The Sunday Salon – Today’s Reading

Today I’ve been reading The Flight of the Falcon by Daphne Du Maurier. My introduction to Daphne Du Maurier’s books was Rebecca, when I was a teenager. I then read as many of her books as I could find –Jamaica Inn, Frenchman’s Creek, The Scapegoat, The King’s General and Mary Anne.

Du Maurier bks

Then I had a big gap in reading her books although I re-read Rebecca several times, until I came across Margaret Forster’s biography Daphne Du Maurier, and I realised how many she had written that I hadn’t read. I bought ten of her books from the Book People (a remarkable bargain at £9.99) last year or the year before and apart from looking at each one, they’ve been sat on the bookshelves unread until yesterday, when I picked out at random The Flight of the Falcon.

I’m about half way through it now and finding it the sort of book that makes me want to read it all in one go; that’s not possible today and anyway I want to make it last as long as possible. It starts in Rome, when Armino Fabbio, a tour guide, comes across an old woman who he thinks is Marta, his family’s servant from his hometown of Ruffano. When she is found, murdered, he returns to Ruffano to find out if it was Marta. It is twenty years since he left and he finds that the town has changed.  Du Maurier used Urbino as the model for Ruffano, and according to Forster’s biography the idea for this story came on a visit to Urbino with her son Kits and on another holiday with Tessa, her daughter when she came across an old woman asleep in the doorway of a church.

There’s a mystery about Armino’s family and the history of the town. Five hundred years earlier it had been terrorised by the Duke Claudio, known as the Falcon, and as Armino arrives the town and university are preparing an enactment of  the uprising of Ruffano against the Falcon for the annual Festival play. There are surprises in store for Armino  and he realises that his own family history is not what he thought it was.

I’ve resisted reading the introduction to The Flight of the Falcon, as I’ve often found that the plot is revealed in an introduction. Why anyone would think that is a good thing to do is beyond me. But I couldn’t help going back to Margaret Forster’s book because I remembered that she described what Daphne was doing and thinking when she was writing.
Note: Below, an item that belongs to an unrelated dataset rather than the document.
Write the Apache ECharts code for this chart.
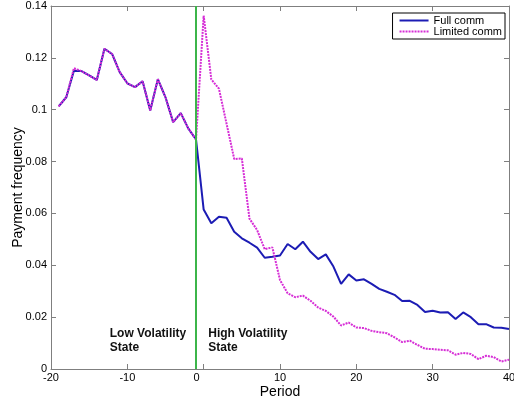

She started to write The Flight of the Falcon in January 1964 at Menabilly when it was cold and raining and she struggled to capture the warmth and sun of Italy in her narrative. She no longer wanted to write straightforward stories, but wanted it to be an allegory, whose meaning was linked with the idea of psychological predestination. Interestingly she didn’t think it was as good as The Scapegoat and the British critics were less than enthusiastic when it was published in January 1965. Well, I enjoyed The Scapegoat years ago, but I’m not bothered about the critics – so far I’m finding it a good story.